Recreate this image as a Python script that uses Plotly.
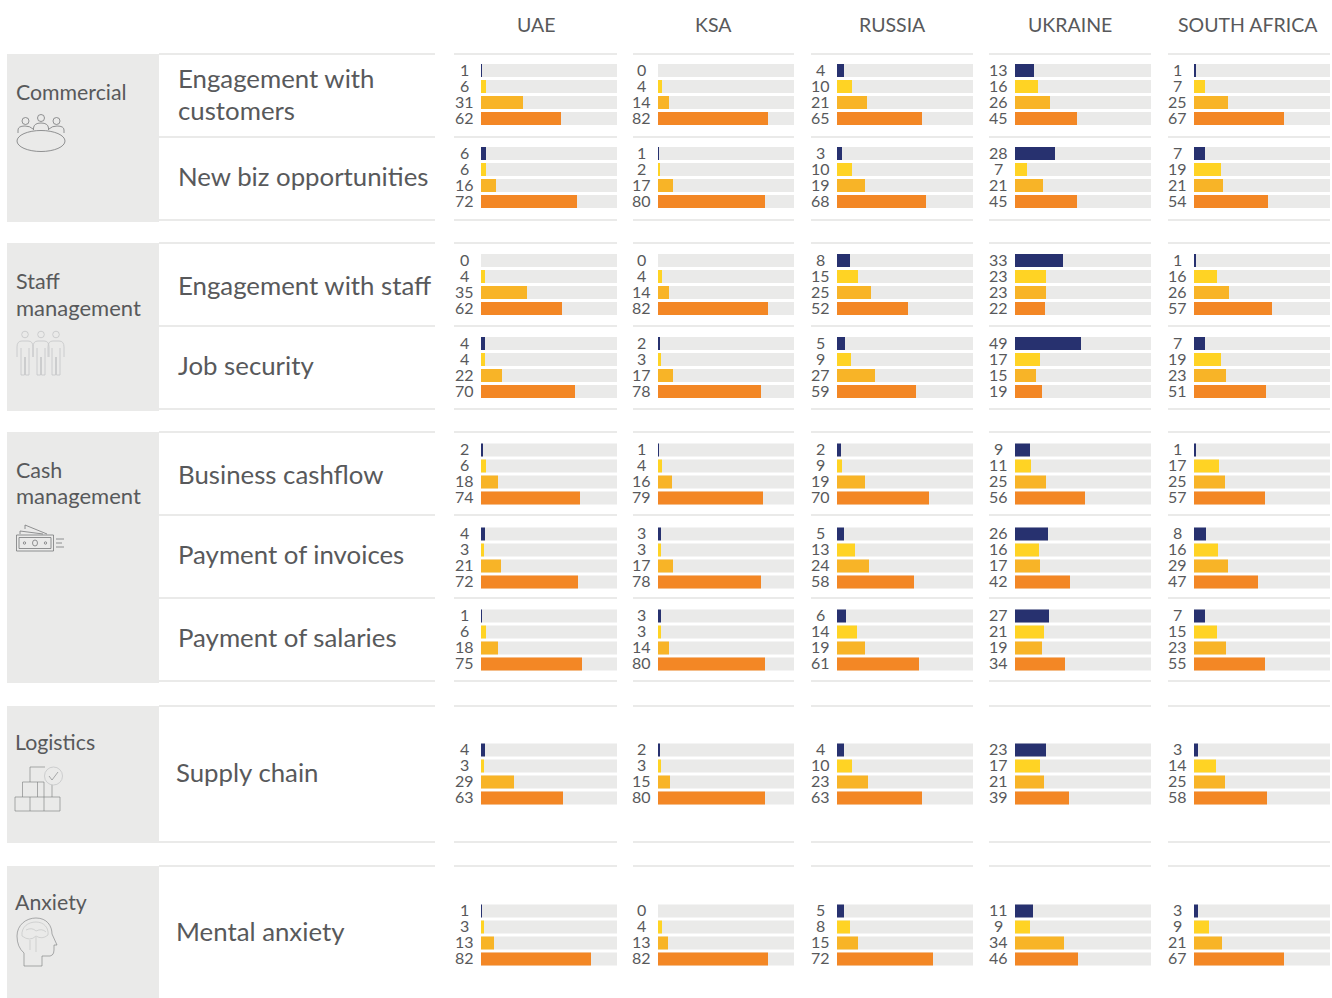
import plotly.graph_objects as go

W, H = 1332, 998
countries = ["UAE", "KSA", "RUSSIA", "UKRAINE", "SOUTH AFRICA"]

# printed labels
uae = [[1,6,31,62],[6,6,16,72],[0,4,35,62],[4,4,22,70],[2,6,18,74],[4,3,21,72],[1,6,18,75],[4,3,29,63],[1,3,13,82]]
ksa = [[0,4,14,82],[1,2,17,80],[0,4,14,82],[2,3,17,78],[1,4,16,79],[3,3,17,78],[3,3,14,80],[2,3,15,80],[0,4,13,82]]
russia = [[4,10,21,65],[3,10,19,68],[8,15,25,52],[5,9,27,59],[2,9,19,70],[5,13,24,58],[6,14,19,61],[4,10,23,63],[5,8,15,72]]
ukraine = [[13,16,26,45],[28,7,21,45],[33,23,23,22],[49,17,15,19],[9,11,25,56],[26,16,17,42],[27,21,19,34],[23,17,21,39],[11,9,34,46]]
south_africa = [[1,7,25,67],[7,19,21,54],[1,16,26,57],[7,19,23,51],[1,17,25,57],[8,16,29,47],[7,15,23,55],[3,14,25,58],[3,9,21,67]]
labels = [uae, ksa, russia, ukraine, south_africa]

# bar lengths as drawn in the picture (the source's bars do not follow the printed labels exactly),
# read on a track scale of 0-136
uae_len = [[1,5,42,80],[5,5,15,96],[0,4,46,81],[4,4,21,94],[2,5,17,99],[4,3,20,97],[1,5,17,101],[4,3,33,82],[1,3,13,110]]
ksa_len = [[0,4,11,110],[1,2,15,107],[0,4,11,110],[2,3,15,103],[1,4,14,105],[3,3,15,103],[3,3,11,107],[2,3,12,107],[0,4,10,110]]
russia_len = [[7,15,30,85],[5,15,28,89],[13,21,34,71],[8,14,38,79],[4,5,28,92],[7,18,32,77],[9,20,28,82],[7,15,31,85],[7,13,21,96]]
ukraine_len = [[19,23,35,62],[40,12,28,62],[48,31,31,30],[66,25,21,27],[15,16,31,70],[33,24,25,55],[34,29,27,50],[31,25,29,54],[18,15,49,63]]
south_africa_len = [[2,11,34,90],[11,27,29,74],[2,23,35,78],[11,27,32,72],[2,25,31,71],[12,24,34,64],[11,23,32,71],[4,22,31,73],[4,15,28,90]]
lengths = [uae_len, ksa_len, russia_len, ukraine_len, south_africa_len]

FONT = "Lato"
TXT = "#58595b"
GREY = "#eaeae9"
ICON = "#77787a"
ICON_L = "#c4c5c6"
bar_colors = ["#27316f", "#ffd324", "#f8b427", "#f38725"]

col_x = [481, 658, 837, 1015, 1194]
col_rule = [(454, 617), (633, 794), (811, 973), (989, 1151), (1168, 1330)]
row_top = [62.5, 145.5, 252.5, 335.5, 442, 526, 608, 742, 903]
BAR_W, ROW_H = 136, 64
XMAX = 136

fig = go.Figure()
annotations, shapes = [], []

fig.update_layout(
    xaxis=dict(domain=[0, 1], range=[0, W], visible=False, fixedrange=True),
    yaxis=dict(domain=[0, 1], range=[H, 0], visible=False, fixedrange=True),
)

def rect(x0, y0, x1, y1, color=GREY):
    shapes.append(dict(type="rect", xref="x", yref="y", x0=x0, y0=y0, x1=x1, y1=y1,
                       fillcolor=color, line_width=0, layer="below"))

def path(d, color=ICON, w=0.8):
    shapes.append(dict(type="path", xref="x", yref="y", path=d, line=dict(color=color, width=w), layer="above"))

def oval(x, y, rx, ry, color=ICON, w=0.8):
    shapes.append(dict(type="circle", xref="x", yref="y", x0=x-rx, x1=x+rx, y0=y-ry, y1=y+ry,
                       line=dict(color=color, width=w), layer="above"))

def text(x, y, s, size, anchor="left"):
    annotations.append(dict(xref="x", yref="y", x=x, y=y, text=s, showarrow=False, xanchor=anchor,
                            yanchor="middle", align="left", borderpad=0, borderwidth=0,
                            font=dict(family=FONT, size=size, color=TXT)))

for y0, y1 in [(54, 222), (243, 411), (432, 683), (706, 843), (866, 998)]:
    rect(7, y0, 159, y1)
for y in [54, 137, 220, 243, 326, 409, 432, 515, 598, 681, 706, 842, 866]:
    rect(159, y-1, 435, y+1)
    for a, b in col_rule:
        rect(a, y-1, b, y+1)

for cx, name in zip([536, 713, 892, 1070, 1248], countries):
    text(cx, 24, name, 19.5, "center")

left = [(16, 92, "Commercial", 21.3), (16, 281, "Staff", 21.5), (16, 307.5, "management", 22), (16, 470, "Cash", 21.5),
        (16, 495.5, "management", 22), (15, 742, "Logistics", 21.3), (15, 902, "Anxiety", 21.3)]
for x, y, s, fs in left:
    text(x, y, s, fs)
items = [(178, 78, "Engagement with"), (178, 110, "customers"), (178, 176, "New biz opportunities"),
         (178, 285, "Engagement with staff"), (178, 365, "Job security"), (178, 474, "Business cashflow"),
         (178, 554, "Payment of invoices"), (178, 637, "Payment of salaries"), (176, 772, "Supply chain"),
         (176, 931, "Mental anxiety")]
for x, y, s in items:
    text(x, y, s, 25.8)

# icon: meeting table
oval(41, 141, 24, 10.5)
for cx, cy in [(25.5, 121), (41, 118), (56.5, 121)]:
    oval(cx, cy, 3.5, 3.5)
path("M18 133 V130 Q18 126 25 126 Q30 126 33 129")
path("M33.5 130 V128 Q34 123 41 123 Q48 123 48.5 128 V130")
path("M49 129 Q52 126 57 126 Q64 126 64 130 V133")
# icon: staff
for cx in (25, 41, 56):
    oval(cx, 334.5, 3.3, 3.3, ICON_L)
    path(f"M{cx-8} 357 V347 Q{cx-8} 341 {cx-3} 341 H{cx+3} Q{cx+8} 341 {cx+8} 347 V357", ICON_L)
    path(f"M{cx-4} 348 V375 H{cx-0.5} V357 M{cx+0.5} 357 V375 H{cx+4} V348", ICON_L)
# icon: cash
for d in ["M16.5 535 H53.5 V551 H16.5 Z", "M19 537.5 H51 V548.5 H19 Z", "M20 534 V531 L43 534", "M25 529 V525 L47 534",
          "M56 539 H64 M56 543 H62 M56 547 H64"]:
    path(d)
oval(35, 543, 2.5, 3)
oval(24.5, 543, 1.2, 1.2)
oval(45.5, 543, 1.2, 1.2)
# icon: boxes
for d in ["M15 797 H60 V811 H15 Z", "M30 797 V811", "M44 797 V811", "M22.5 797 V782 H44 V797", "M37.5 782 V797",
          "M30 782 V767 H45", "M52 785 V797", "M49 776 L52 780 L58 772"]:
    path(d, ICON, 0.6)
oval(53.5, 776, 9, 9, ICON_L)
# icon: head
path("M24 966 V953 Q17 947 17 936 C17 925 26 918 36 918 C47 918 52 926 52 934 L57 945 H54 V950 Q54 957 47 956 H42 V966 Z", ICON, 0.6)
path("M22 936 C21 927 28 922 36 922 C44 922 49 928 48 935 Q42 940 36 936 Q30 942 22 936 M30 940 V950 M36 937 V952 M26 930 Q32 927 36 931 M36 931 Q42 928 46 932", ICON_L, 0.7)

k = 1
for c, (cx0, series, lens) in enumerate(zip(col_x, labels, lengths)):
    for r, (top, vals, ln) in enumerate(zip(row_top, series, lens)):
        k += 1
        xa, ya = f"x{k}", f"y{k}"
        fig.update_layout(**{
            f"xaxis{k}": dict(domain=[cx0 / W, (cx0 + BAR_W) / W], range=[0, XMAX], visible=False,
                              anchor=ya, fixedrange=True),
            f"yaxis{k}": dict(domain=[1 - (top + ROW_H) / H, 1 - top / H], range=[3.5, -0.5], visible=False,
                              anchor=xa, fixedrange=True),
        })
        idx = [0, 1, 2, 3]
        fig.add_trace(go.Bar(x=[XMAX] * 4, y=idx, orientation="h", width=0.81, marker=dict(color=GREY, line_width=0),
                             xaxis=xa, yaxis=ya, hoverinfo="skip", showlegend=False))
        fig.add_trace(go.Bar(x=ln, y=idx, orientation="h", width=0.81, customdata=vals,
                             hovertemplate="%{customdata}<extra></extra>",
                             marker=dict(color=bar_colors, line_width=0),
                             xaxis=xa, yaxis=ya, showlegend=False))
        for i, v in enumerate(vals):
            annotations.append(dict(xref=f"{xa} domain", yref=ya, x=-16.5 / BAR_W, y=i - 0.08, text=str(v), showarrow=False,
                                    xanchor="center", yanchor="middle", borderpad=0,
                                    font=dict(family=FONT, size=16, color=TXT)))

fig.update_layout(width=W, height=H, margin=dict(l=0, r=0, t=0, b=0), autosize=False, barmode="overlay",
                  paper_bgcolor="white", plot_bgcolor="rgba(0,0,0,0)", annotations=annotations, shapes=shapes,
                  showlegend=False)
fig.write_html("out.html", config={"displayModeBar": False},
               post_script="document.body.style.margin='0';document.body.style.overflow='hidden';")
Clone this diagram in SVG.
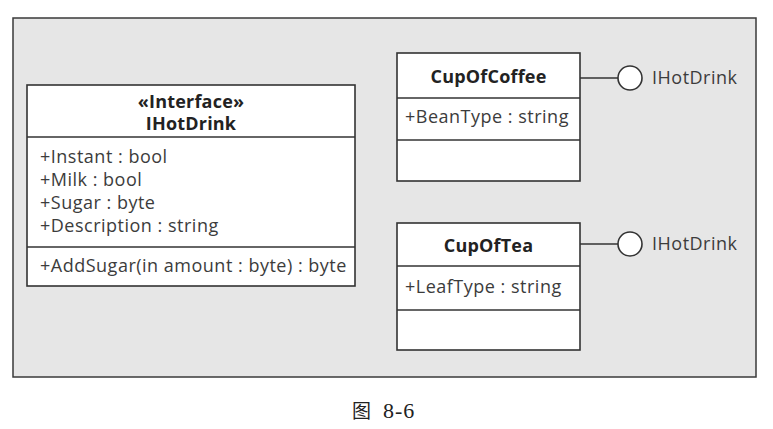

---+---

EXERCISE GOAL —
Skip every picture and return the lines above from the top through the one that contains "labels = [uae, ksa, russia, ukraine, south_africa]".

WRITTEN SOLUTION —
Recreate this image as a Python script that uses Plotly.
import plotly.graph_objects as go

W, H = 1332, 998
countries = ["UAE", "KSA", "RUSSIA", "UKRAINE", "SOUTH AFRICA"]

# printed labels
uae = [[1,6,31,62],[6,6,16,72],[0,4,35,62],[4,4,22,70],[2,6,18,74],[4,3,21,72],[1,6,18,75],[4,3,29,63],[1,3,13,82]]
ksa = [[0,4,14,82],[1,2,17,80],[0,4,14,82],[2,3,17,78],[1,4,16,79],[3,3,17,78],[3,3,14,80],[2,3,15,80],[0,4,13,82]]
russia = [[4,10,21,65],[3,10,19,68],[8,15,25,52],[5,9,27,59],[2,9,19,70],[5,13,24,58],[6,14,19,61],[4,10,23,63],[5,8,15,72]]
ukraine = [[13,16,26,45],[28,7,21,45],[33,23,23,22],[49,17,15,19],[9,11,25,56],[26,16,17,42],[27,21,19,34],[23,17,21,39],[11,9,34,46]]
south_africa = [[1,7,25,67],[7,19,21,54],[1,16,26,57],[7,19,23,51],[1,17,25,57],[8,16,29,47],[7,15,23,55],[3,14,25,58],[3,9,21,67]]
labels = [uae, ksa, russia, ukraine, south_africa]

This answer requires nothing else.